Tracking trends in MEAP performance from year to year or by cohort is especially challenging at Crossroads because of the high turnover rate in students. As a charter school with no geographical district, students come and go from the school district at a higher rate than others.

The graph shows the five-year trend in math proficiency rates of Crossroads Charter Academy students by grade level. Because of the high student turnover rate at Crossroads, it is difficult for the district to track long-term trends in test data. Instead, administrators identify specific skills at each grade level to focus on each year.

For example, 40 percent of this year’s fourth-grade class at Crossroads is made up of different students than were in the “cohort” last year, Gullekson said.
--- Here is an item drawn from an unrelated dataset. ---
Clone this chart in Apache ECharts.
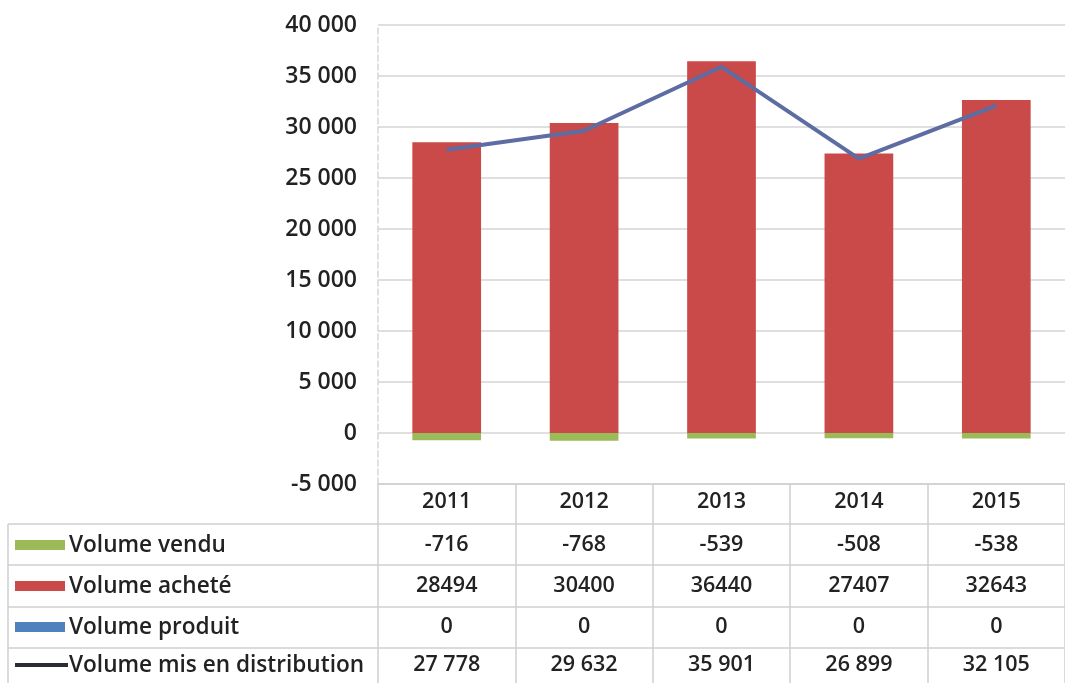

That turnover occurred from February to October 2012, which means new students received five months of instruction at Crossroads before taking the MEAP.

Gullekson emphasized he does not intend to say new students bring down the district’s MEAP scores, rather that it makes it difficult to measure the effectiveness of the schools’ teachers and instruction methods.

“We don’t know how the kids who left did. The kids who came in, we know how they did, but it doesn’t reflect our work,” he said. “It’s really hard to look at what we need to do specifically to improve.”

With just one more year of MEAP testing before the state-led Smarter Balanced Assessment Consortium test on Common Core Standards is implemented in the 2014-15 school year, Gullekson hopes the new assessment brings more consistency. He also would like to see testing conducted in the spring of each school year, rather than the fall, to give students and teachers more time to prepare.

“I’m very much looking forward to a more consistent assessment. With the MEAP, they change the areas of focus and the cut scores,” Gullekson said. “The point that’s frustrating for educators is the MEAP has been called the MEAP for (more than 40 years). The test has changed significantly from what it’s beginning purpose was. It was mainly a very basic competency test. Now it’s become a much more rigorous instrument. People see the results and think schools are doing better or worse based on historical significance. In my opinion, it’s more beneficial from the standpoint of looking at individual skills and then trying to improve the educational process.”